**SHORT TASK:** Collect each line of the records containing the string "this".

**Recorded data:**
________________________________________

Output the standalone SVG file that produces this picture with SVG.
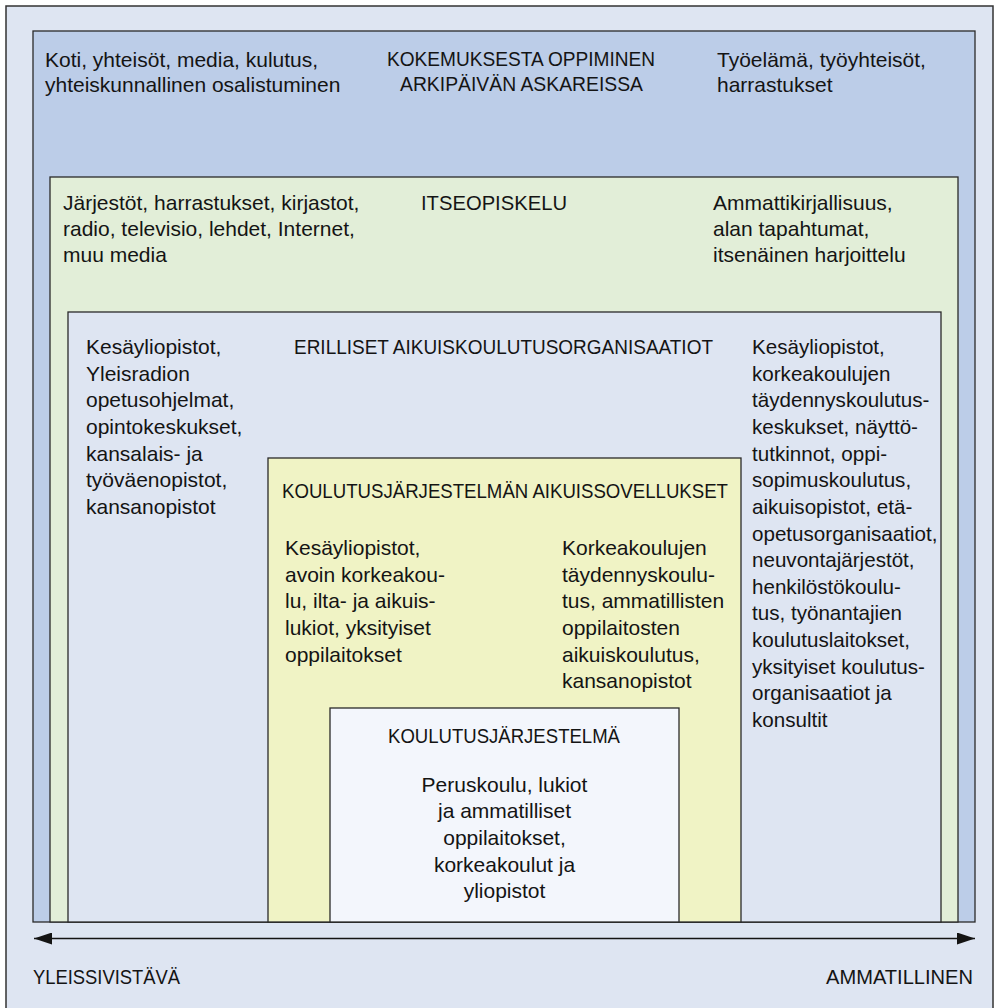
<svg xmlns="http://www.w3.org/2000/svg" width="1000" height="1008" viewBox="0 0 1000 1008">
<style>
text{font-family:"Liberation Sans",Arial,sans-serif;font-size:21px;fill:#141414}
.box{stroke:#2a2a2a;stroke-width:1.3}
.c{text-anchor:middle}
.rc{font-size:20.6px}
</style>
<defs>
<marker id="ah" viewBox="0 0 18 12" refX="18" refY="6" markerWidth="18" markerHeight="12" markerUnits="userSpaceOnUse" orient="auto-start-reverse">
<path d="M0,0 L18,6 L0,12 Z" fill="#141414"/>
</marker>
</defs>
<rect x="0" y="0" width="1000" height="1008" fill="#ffffff"/>
<g id="frame">
<rect x="6" y="6" width="987" height="1010" fill="#dee5f2" stroke="#333" stroke-width="1.5"/>
</g>
<g id="kokemus">
<rect class="box" x="33" y="31" width="942" height="891" fill="#bccde8"/>
<text x="45" y="67">Koti, yhteisöt, media, kulutus,</text>
<text x="45" y="92">yhteiskunnallinen osalistuminen</text>
<text x="387" y="66" textLength="268" lengthAdjust="spacingAndGlyphs">KOKEMUKSESTA OPPIMINEN</text>
<text x="400" y="91" textLength="243" lengthAdjust="spacingAndGlyphs">ARKIPÄIVÄN ASKAREISSA</text>
<text x="717" y="67">Työelämä, työyhteisöt,</text>
<text x="717" y="92">harrastukset</text>
</g>
<g id="itseopiskelu">
<rect class="box" x="50" y="177" width="908" height="745" fill="#e2eed8"/>
<text x="63" y="210">Järjestöt, harrastukset, kirjastot,</text>
<text x="63" y="236">radio, televisio, lehdet, Internet,</text>
<text x="63" y="262">muu media</text>
<text x="421" y="210" textLength="146" lengthAdjust="spacingAndGlyphs">ITSEOPISKELU</text>
<text x="713" y="210">Ammattikirjallisuus,</text>
<text x="713" y="236">alan tapahtumat,</text>
<text x="713" y="262">itsenäinen harjoittelu</text>
</g>
<g id="erilliset">
<rect class="box" x="68" y="312" width="873" height="610" fill="#dee5f2"/>
<text x="86" y="354">Kesäyliopistot,</text>
<text x="86" y="381">Yleisradion</text>
<text x="86" y="407">opetusohjelmat,</text>
<text x="86" y="434">opintokeskukset,</text>
<text x="86" y="461">kansalais- ja</text>
<text x="86" y="487">työväenopistot,</text>
<text x="86" y="514">kansanopistot</text>
<text x="294" y="354" textLength="419" lengthAdjust="spacingAndGlyphs">ERILLISET AIKUISKOULUTUSORGANISAATIOT</text>
<g class="rc">
<text class="rc" x="752" y="354">Kesäyliopistot,</text>
<text class="rc" x="752" y="381">korkeakoulujen</text>
<text class="rc" x="752" y="407">täydennyskoulutus-</text>
<text class="rc" x="752" y="434">keskukset, näyttö-</text>
<text class="rc" x="752" y="461">tutkinnot, oppi-</text>
<text class="rc" x="752" y="487">sopimuskoulutus,</text>
<text class="rc" x="752" y="514">aikuisopistot, etä-</text>
<text class="rc" x="752" y="541">opetusorganisaatiot,</text>
<text class="rc" x="752" y="567">neuvontajärjestöt,</text>
<text class="rc" x="752" y="594">henkilöstökoulu-</text>
<text class="rc" x="752" y="620">tus, työnantajien</text>
<text class="rc" x="752" y="647">koulutuslaitokset,</text>
<text class="rc" x="752" y="674">yksityiset koulutus-</text>
<text class="rc" x="752" y="700">organisaatiot ja</text>
<text class="rc" x="752" y="727">konsultit</text>
</g>
</g>
<g id="aikuissovellukset">
<rect class="box" x="268" y="458" width="473" height="464" fill="#f0f3c5"/>
<text x="282" y="498" textLength="446" lengthAdjust="spacingAndGlyphs">KOULUTUSJÄRJESTELMÄN AIKUISSOVELLUKSET</text>
<text x="285" y="555">Kesäyliopistot,</text>
<text x="285" y="582">avoin korkeakou-</text>
<text x="285" y="608">lu, ilta- ja aikuis-</text>
<text x="285" y="635">lukiot, yksityiset</text>
<text x="285" y="662">oppilaitokset</text>
<text x="562" y="555">Korkeakoulujen</text>
<text x="562" y="582">täydennyskoulu-</text>
<text x="562" y="608">tus, ammatillisten</text>
<text x="562" y="635">oppilaitosten</text>
<text x="562" y="662">aikuiskoulutus,</text>
<text x="562" y="688">kansanopistot</text>
</g>
<g id="koulutusjarjestelma">
<rect class="box" x="330" y="708" width="349" height="214" fill="#f3f6fc"/>
<text x="388" y="743" textLength="232" lengthAdjust="spacingAndGlyphs">KOULUTUSJÄRJESTELMÄ</text>
<text class="c" x="504.5" y="792">Peruskoulu, lukiot</text>
<text class="c" x="504.5" y="818">ja ammatilliset</text>
<text class="c" x="504.5" y="845">oppilaitokset,</text>
<text class="c" x="504.5" y="872">korkeakoulut ja</text>
<text class="c" x="504.5" y="898">yliopistot</text>
</g>
<g id="connectors">
<line x1="34" y1="938.5" x2="975" y2="938.5" stroke="#141414" stroke-width="1.3" marker-start="url(#ah)" marker-end="url(#ah)"/>
</g>
<g id="labels">
<text x="33" y="984" textLength="147" lengthAdjust="spacingAndGlyphs">YLEISSIVISTÄVÄ</text>
<text x="826" y="984" textLength="147" lengthAdjust="spacingAndGlyphs">AMMATILLINEN</text>
</g>
</svg>
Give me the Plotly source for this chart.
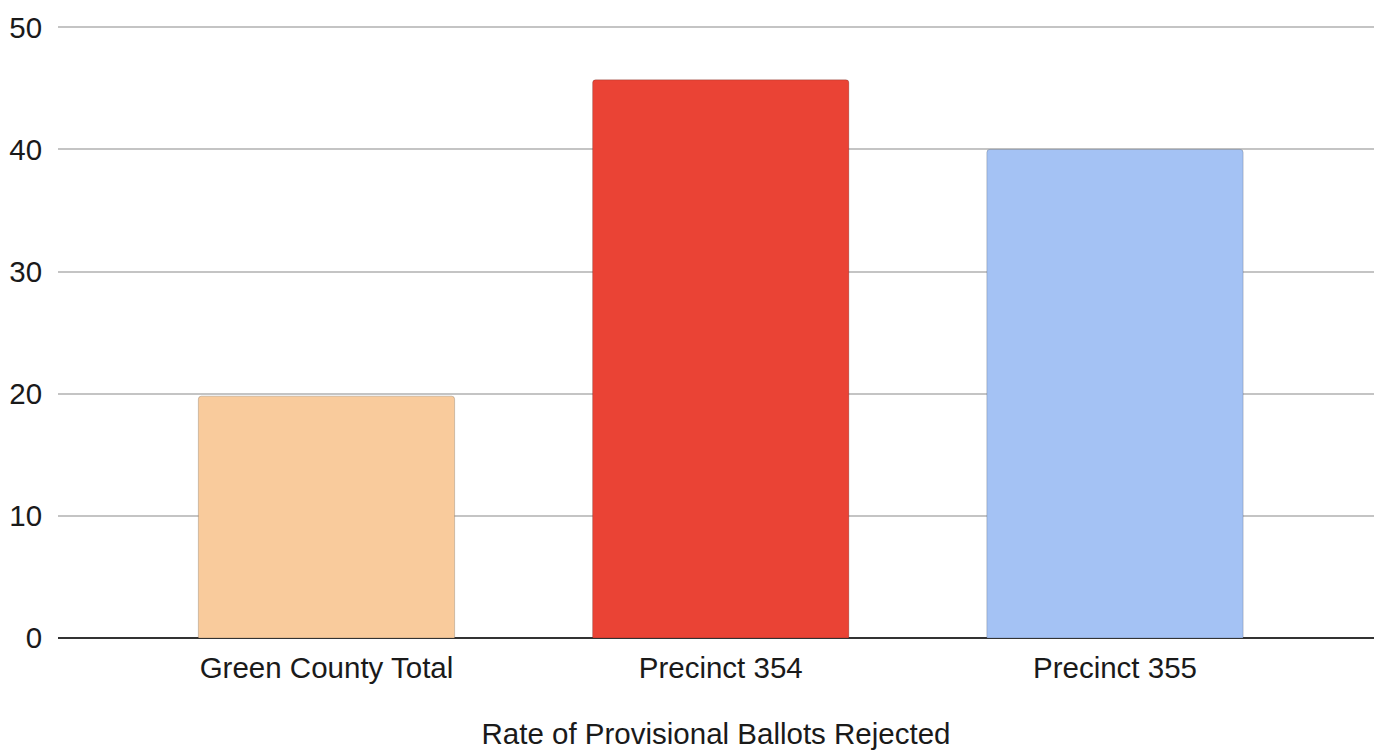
import plotly.graph_objects as go

categories = ["Green County Total", "Precinct 354", "Precinct 355"]
rates = [19.8, 45.7, 40.0]
bar_colors = ["#f9cb9c", "#ea4335", "#a4c2f4"]
y_ticks = [0, 10, 20, 30, 40, 50]

font_family = "Arial, Liberation Sans, sans-serif"

fig = go.Figure(
    go.Bar(
        x=categories,
        y=rates,
        width=0.65,
        marker=dict(
            color=bar_colors,
            line=dict(color="rgba(0,0,0,0.18)", width=1),
        ),
        hoverinfo="x+y",
    )
)

fig.update_layout(
    width=1374,
    height=755,
    margin=dict(l=58, r=0, t=26, b=117),
    paper_bgcolor="white",
    plot_bgcolor="white",
    showlegend=False,
    barcornerradius=3,
    font=dict(family=font_family, size=29.5, color="#1a1a1a"),
)

fig.update_xaxes(
    type="category",
    range=[-0.681, 2.657],
    showgrid=False,
    showline=False,
    ticks="outside",
    ticklen=4,
    tickcolor="rgba(0,0,0,0)",
    tickfont=dict(size=29.5),
    title=dict(text="Rate of Provisional Ballots Rejected", font=dict(size=29.5), standoff=39),
)

fig.update_yaxes(
    range=[0, 50.1],
    tickvals=y_ticks,
    showgrid=True,
    gridcolor="#c4c4c4",
    gridwidth=1.5,
    zeroline=True,
    zerolinecolor="#333333",
    zerolinewidth=2,
    showline=False,
    ticks="outside",
    ticklen=9,
    tickcolor="rgba(0,0,0,0)",
    tickfont=dict(size=29.5),
)

fig.write_html("out.html")
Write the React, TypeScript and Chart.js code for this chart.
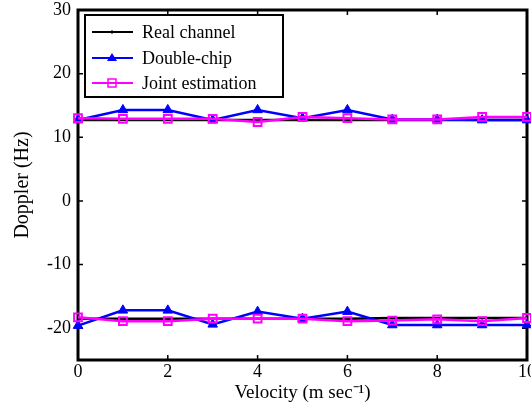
import React, { useEffect, useRef } from "react";
import { Chart, registerables } from "chart.js";

Chart.register(...registerables);

const velocity = [0, 1, 2, 3, 4, 5, 6, 7, 8, 9, 10];
const realUpper = [12.7, 12.7, 12.7, 12.7, 12.7, 12.7, 12.7, 12.7, 12.7, 12.7, 12.7];
const realLower = [-18.5, -18.5, -18.5, -18.5, -18.5, -18.5, -18.5, -18.4, -18.4, -18.4, -18.4];
const doubleUpper = [12.7, 14.3, 14.3, 12.7, 14.3, 13.0, 14.3, 12.8, 12.8, 12.7, 12.7];
const doubleLower = [-19.6, -17.2, -17.2, -19.4, -17.4, -18.5, -17.4, -19.5, -19.5, -19.5, -19.5];
const jointUpper = [13.0, 12.9, 12.9, 12.9, 12.4, 13.2, 13.0, 12.8, 12.8, 13.2, 13.2];
const jointLower = [-18.3, -18.9, -18.9, -18.5, -18.5, -18.5, -18.9, -18.8, -18.6, -18.9, -18.4];

const xTicks = [0, 2, 4, 6, 8, 10];
const yTicks = [-20, -10, 0, 10, 20, 30];
const seriesLabels = ["Real channel", "Double-chip", "Joint estimation"];

const FONT = "'Liberation Serif', 'Times New Roman', serif";
const BLUE = "#0000ff";
const MAGENTA = "#ff00ff";

const toPts = (ys: number[]) => velocity.map((x, i) => ({ x, y: ys[i] }));

const zeroPad = () => ({ left: 0, top: 0, right: 0, bottom: 0 });

const framePlugin = {
  id: "frame",
  beforeDatasetsDraw(chart: any) {
    const { ctx, chartArea: a, scales } = chart;
    ctx.save();
    ctx.strokeStyle = "#000";
    ctx.lineWidth = 3;
    ctx.strokeRect(a.left, a.top, a.right - a.left, a.bottom - a.top);
    ctx.lineWidth = 1.5;
    const tl = 5;
    xTicks.forEach((v) => {
      const px = scales.x.getPixelForValue(v);
      ctx.beginPath();
      ctx.moveTo(px, a.bottom);
      ctx.lineTo(px, a.bottom - tl);
      ctx.moveTo(px, a.top);
      ctx.lineTo(px, a.top + tl);
      ctx.stroke();
    });
    yTicks.forEach((v) => {
      const py = scales.y.getPixelForValue(v);
      ctx.beginPath();
      ctx.moveTo(a.left, py);
      ctx.lineTo(a.left + tl, py);
      ctx.moveTo(a.right, py);
      ctx.lineTo(a.right - tl, py);
      ctx.stroke();
    });
    ctx.restore();
  },
  afterDraw(chart: any) {
    const { ctx } = chart;
    ctx.save();
    const bx = 85, by = 15, bw = 198, bh = 82;
    ctx.fillStyle = "#fff";
    ctx.fillRect(bx, by, bw, bh);
    ctx.strokeStyle = "#000";
    ctx.lineWidth = 2;
    ctx.strokeRect(bx, by, bw, bh);
    const colors = ["#000", BLUE, MAGENTA];
    const ys = [32, 58, 83];
    ctx.font = `18px ${FONT}`;
    ctx.textBaseline = "middle";
    ctx.textAlign = "left";
    seriesLabels.forEach((lab, i) => {
      const y = ys[i];
      ctx.strokeStyle = colors[i];
      ctx.lineWidth = 2;
      ctx.beginPath();
      ctx.moveTo(92, y);
      ctx.lineTo(133, y);
      ctx.stroke();
      const mx = 112;
      if (i === 0) {
        ctx.lineWidth = 1;
        ctx.beginPath();
        ctx.moveTo(mx, y - 2);
        ctx.lineTo(mx, y + 2);
        ctx.stroke();
      } else if (i === 1) {
        ctx.fillStyle = BLUE;
        ctx.beginPath();
        ctx.moveTo(mx, y - 5);
        ctx.lineTo(mx + 5, y + 3);
        ctx.lineTo(mx - 5, y + 3);
        ctx.closePath();
        ctx.fill();
      } else {
        ctx.lineWidth = 1.5;
        ctx.strokeRect(mx - 4, y - 4, 8, 8);
      }
      ctx.fillStyle = "#000";
      ctx.fillText(lab, 142, y + 1);
    });
    ctx.restore();
  },
};

export default function App() {
  const ref = useRef<HTMLCanvasElement>(null);
  useEffect(() => {
    document.body.style.margin = "0";
    const common = { showLine: true, clip: false as any, borderWidth: 2.5, tension: 0 };
    const real = { ...common, label: seriesLabels[0], borderColor: "#000", backgroundColor: "#000", pointStyle: "line" as any, pointRadius: 0, order: 3 };
    const dbl = { ...common, label: seriesLabels[1], borderColor: BLUE, backgroundColor: BLUE, pointStyle: "triangle" as any, pointRadius: 5.5, pointBorderWidth: 1, order: 2 };
    const jnt = { ...common, label: seriesLabels[2], borderColor: MAGENTA, backgroundColor: "rgba(0,0,0,0)", pointStyle: "rect" as any, pointRadius: 5.5, pointBorderWidth: 2, order: 1 };
    const chart = new Chart(ref.current!, {
      type: "scatter",
      data: {
        datasets: [
          { ...real, data: toPts(realUpper) },
          { ...real, data: toPts(realLower) },
          { ...dbl, data: toPts(doubleUpper) },
          { ...dbl, data: toPts(doubleLower) },
          { ...jnt, data: toPts(jointUpper) },
          { ...jnt, data: toPts(jointLower) },
        ],
      },
      options: {
        animation: false,
        responsive: false,
        devicePixelRatio: 1,
        layout: { autoPadding: false, padding: { top: 10, right: 4, left: 0, bottom: 0 } },
        plugins: { legend: { display: false }, tooltip: { enabled: false } },
        scales: {
          x: {
            type: "linear",
            min: 0,
            max: 10,
            grid: { display: false, drawTicks: false },
            border: { display: false },
            afterBuildTicks: (s: any) => { s.ticks = xTicks.map((v) => ({ value: v })); },
            afterFit: (s: any) => { s.height = 50; s.paddingLeft = 0; s.paddingRight = 0; s.getPadding = zeroPad; },
            ticks: { color: "#000", font: { family: FONT, size: 18 }, padding: 1, maxRotation: 0 },
            title: { display: true, text: "Velocity (m sec\u207B\u00B9)", color: "#000", font: { family: FONT, size: 19 }, padding: { top: 0, bottom: 6 } },
          },
          y: {
            type: "linear",
            min: -25,
            max: 30,
            grid: { display: false, drawTicks: false },
            border: { display: false },
            afterBuildTicks: (s: any) => { s.ticks = yTicks.map((v) => ({ value: v })); },
            afterFit: (s: any) => { s.width = 78; s.paddingTop = 0; s.paddingBottom = 0; s.getPadding = zeroPad; },
            ticks: { color: "#000", font: { family: FONT, size: 18 }, padding: 7 },
            title: { display: true, text: "Doppler (Hz)", color: "#000", font: { family: FONT, size: 20 }, padding: { top: 11, bottom: 0 } },
          },
        },
      },
      plugins: [framePlugin],
    });
    return () => chart.destroy();
  }, []);
  return (
    <div style={{ position: "absolute", left: 0, top: 0, width: 531, height: 410 }}>
      <canvas ref={ref} width={531} height={410} />
    </div>
  );
}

________________________________________

**ANSWER IN FULL:**
Output the standalone SVG file that produces this picture with SVG.
Give me the Plotly source for this chart.
Write the React, TypeScript and Chart.js code for this chart.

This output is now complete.